- [Source data]
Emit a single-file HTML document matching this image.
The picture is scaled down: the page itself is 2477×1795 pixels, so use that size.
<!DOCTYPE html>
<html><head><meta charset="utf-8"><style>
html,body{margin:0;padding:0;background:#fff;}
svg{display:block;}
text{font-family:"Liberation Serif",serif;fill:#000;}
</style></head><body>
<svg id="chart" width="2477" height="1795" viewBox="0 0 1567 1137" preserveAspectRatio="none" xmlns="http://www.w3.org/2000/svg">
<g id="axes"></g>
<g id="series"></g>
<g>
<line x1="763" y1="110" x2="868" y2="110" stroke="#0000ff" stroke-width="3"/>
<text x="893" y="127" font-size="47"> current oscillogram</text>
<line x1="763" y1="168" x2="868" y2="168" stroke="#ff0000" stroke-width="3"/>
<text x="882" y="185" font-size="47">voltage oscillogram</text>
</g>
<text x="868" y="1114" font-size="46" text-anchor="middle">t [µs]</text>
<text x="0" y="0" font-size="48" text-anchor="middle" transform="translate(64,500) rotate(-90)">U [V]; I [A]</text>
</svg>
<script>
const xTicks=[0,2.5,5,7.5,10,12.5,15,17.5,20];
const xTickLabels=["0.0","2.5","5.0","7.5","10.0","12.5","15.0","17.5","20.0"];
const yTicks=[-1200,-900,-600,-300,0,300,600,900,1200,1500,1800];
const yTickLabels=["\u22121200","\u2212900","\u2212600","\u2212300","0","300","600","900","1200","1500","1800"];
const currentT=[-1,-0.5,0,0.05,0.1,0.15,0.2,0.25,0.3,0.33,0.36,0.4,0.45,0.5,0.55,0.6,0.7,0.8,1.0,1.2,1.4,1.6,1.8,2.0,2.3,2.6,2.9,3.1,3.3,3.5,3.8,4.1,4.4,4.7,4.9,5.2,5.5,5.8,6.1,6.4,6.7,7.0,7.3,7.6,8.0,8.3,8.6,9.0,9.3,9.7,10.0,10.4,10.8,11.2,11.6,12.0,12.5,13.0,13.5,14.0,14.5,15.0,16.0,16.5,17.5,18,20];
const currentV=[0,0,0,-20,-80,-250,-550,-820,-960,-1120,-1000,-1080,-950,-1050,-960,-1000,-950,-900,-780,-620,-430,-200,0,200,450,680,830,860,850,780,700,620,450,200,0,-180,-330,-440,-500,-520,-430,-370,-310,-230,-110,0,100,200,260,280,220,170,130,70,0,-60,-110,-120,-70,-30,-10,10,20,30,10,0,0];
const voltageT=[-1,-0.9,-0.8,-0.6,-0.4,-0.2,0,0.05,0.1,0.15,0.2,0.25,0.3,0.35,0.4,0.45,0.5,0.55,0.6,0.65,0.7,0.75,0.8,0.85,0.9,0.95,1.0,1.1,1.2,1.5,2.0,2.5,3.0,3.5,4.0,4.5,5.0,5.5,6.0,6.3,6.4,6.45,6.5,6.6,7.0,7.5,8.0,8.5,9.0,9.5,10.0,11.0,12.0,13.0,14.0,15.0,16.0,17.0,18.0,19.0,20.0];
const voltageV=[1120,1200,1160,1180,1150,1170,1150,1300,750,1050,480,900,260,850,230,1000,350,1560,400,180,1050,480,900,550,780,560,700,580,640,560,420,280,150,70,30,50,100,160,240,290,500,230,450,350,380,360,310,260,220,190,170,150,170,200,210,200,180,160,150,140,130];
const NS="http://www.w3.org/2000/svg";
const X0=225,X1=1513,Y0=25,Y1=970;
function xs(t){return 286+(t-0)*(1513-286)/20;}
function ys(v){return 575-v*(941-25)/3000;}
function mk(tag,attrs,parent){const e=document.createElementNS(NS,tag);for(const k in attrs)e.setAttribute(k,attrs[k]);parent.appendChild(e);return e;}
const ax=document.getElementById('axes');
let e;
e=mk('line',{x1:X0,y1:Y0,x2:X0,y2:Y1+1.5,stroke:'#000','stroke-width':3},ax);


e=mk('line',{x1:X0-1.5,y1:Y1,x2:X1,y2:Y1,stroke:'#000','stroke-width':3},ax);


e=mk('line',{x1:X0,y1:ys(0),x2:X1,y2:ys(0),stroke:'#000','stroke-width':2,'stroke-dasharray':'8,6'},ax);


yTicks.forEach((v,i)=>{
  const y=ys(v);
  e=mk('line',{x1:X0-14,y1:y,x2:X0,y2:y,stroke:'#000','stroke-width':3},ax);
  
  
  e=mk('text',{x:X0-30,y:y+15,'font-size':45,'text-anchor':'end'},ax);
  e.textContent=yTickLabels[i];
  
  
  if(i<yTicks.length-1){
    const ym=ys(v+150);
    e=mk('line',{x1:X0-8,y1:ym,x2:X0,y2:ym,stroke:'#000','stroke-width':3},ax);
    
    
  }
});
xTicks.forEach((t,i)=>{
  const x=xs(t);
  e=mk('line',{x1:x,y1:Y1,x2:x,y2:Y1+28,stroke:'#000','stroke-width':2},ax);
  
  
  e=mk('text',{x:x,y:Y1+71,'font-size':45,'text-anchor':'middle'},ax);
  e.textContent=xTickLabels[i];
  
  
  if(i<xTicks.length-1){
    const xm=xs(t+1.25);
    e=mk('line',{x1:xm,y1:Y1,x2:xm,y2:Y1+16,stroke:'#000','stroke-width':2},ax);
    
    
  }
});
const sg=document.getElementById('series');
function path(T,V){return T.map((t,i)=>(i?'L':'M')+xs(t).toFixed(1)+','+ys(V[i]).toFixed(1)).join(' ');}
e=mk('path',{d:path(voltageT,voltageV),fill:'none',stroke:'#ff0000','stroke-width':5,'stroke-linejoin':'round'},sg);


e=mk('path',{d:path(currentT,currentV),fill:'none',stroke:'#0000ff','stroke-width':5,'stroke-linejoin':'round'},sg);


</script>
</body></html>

- [Objective] In the material above, how many lines hold the word "document"? Say only the number.

- [Reply to the exercise] 4